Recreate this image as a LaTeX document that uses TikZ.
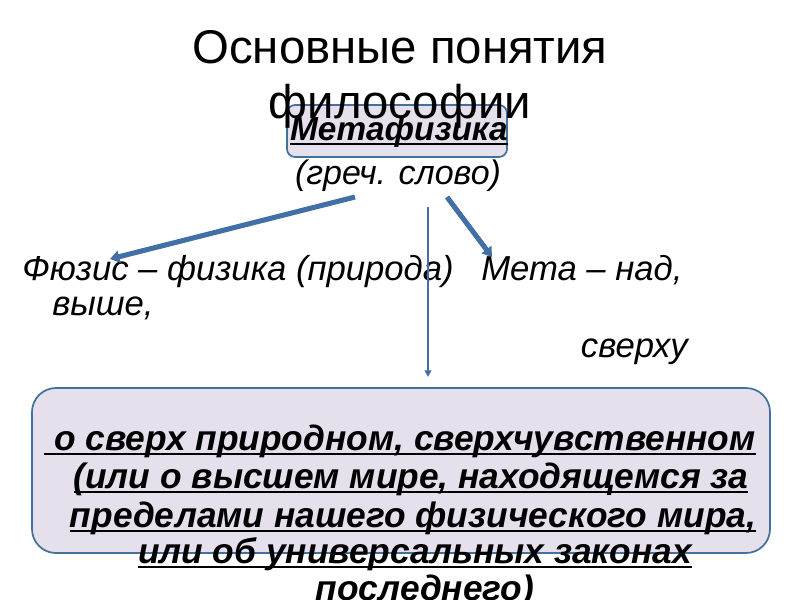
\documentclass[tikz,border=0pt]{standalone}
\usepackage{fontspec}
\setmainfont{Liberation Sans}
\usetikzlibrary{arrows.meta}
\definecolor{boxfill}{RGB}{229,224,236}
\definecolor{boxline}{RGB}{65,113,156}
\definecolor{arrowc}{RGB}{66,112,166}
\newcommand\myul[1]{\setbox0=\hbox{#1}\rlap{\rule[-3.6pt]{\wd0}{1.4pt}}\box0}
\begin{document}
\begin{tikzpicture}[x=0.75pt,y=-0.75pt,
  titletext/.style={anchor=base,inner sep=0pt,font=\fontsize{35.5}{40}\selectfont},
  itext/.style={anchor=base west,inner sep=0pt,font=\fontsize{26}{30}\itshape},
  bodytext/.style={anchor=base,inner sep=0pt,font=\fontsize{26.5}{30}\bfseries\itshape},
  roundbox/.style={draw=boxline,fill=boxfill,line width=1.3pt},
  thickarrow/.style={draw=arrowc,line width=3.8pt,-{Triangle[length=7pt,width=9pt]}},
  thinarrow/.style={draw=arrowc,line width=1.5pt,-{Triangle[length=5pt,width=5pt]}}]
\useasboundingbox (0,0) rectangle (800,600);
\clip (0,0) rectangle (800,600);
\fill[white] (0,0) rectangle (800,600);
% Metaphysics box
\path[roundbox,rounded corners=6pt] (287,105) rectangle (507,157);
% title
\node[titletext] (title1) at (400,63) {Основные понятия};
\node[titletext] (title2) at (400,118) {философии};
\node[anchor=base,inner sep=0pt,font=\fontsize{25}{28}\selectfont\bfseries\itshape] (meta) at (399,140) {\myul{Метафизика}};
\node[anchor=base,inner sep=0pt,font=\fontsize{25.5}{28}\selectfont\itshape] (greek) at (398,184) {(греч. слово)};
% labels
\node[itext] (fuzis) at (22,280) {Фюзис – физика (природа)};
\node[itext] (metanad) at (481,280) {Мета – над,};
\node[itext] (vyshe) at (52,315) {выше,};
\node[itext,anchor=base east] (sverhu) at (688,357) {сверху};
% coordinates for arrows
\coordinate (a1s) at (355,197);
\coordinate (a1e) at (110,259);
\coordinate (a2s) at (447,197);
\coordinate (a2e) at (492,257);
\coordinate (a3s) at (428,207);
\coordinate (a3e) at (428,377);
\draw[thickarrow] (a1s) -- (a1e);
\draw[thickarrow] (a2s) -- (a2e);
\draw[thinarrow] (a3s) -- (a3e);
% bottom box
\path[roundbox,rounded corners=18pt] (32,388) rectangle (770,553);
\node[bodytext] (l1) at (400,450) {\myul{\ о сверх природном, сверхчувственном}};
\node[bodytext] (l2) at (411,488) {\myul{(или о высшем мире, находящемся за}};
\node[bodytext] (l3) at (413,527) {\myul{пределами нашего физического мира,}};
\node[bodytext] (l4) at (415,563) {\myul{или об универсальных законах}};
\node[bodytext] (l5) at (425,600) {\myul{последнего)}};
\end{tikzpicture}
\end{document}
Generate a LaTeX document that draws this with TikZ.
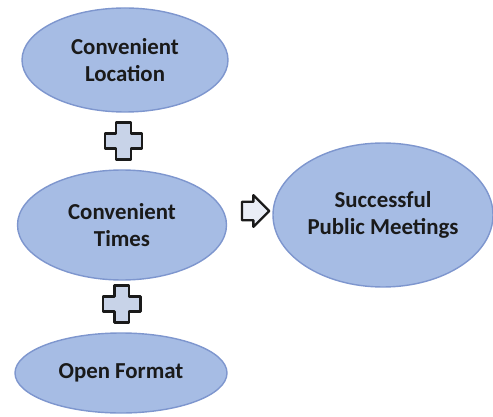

==========

INSTRUCTION: Without the pictures, write out the whole listing above exactly as it appears.

TASK RESPONSE:
Recreate this image as a LaTeX document that uses TikZ.
\documentclass[tikz,border=0pt]{standalone}
\usepackage{fontspec}
\setmainfont{Liberation Sans}
\usetikzlibrary{arrows.meta}
\definecolor{boxfill}{RGB}{229,224,236}
\definecolor{boxline}{RGB}{65,113,156}
\definecolor{arrowc}{RGB}{66,112,166}
\newcommand\myul[1]{\setbox0=\hbox{#1}\rlap{\rule[-3.6pt]{\wd0}{1.4pt}}\box0}
\begin{document}
\begin{tikzpicture}[x=0.75pt,y=-0.75pt,
  titletext/.style={anchor=base,inner sep=0pt,font=\fontsize{35.5}{40}\selectfont},
  itext/.style={anchor=base west,inner sep=0pt,font=\fontsize{26}{30}\itshape},
  bodytext/.style={anchor=base,inner sep=0pt,font=\fontsize{26.5}{30}\bfseries\itshape},
  roundbox/.style={draw=boxline,fill=boxfill,line width=1.3pt},
  thickarrow/.style={draw=arrowc,line width=3.8pt,-{Triangle[length=7pt,width=9pt]}},
  thinarrow/.style={draw=arrowc,line width=1.5pt,-{Triangle[length=5pt,width=5pt]}}]
\useasboundingbox (0,0) rectangle (800,600);
\clip (0,0) rectangle (800,600);
\fill[white] (0,0) rectangle (800,600);
% Metaphysics box
\path[roundbox,rounded corners=6pt] (287,105) rectangle (507,157);
% title
\node[titletext] (title1) at (400,63) {Основные понятия};
\node[titletext] (title2) at (400,118) {философии};
\node[anchor=base,inner sep=0pt,font=\fontsize{25}{28}\selectfont\bfseries\itshape] (meta) at (399,140) {\myul{Метафизика}};
\node[anchor=base,inner sep=0pt,font=\fontsize{25.5}{28}\selectfont\itshape] (greek) at (398,184) {(греч. слово)};
% labels
\node[itext] (fuzis) at (22,280) {Фюзис – физика (природа)};
\node[itext] (metanad) at (481,280) {Мета – над,};
\node[itext] (vyshe) at (52,315) {выше,};
\node[itext,anchor=base east] (sverhu) at (688,357) {сверху};
% coordinates for arrows
\coordinate (a1s) at (355,197);
\coordinate (a1e) at (110,259);
\coordinate (a2s) at (447,197);
\coordinate (a2e) at (492,257);
\coordinate (a3s) at (428,207);
\coordinate (a3e) at (428,377);
\draw[thickarrow] (a1s) -- (a1e);
\draw[thickarrow] (a2s) -- (a2e);
\draw[thinarrow] (a3s) -- (a3e);
% bottom box
\path[roundbox,rounded corners=18pt] (32,388) rectangle (770,553);
\node[bodytext] (l1) at (400,450) {\myul{\ о сверх природном, сверхчувственном}};
\node[bodytext] (l2) at (411,488) {\myul{(или о высшем мире, находящемся за}};
\node[bodytext] (l3) at (413,527) {\myul{пределами нашего физического мира,}};
\node[bodytext] (l4) at (415,563) {\myul{или об универсальных законах}};
\node[bodytext] (l5) at (425,600) {\myul{последнего)}};
\end{tikzpicture}
\end{document}
Generate a LaTeX document that draws this with TikZ.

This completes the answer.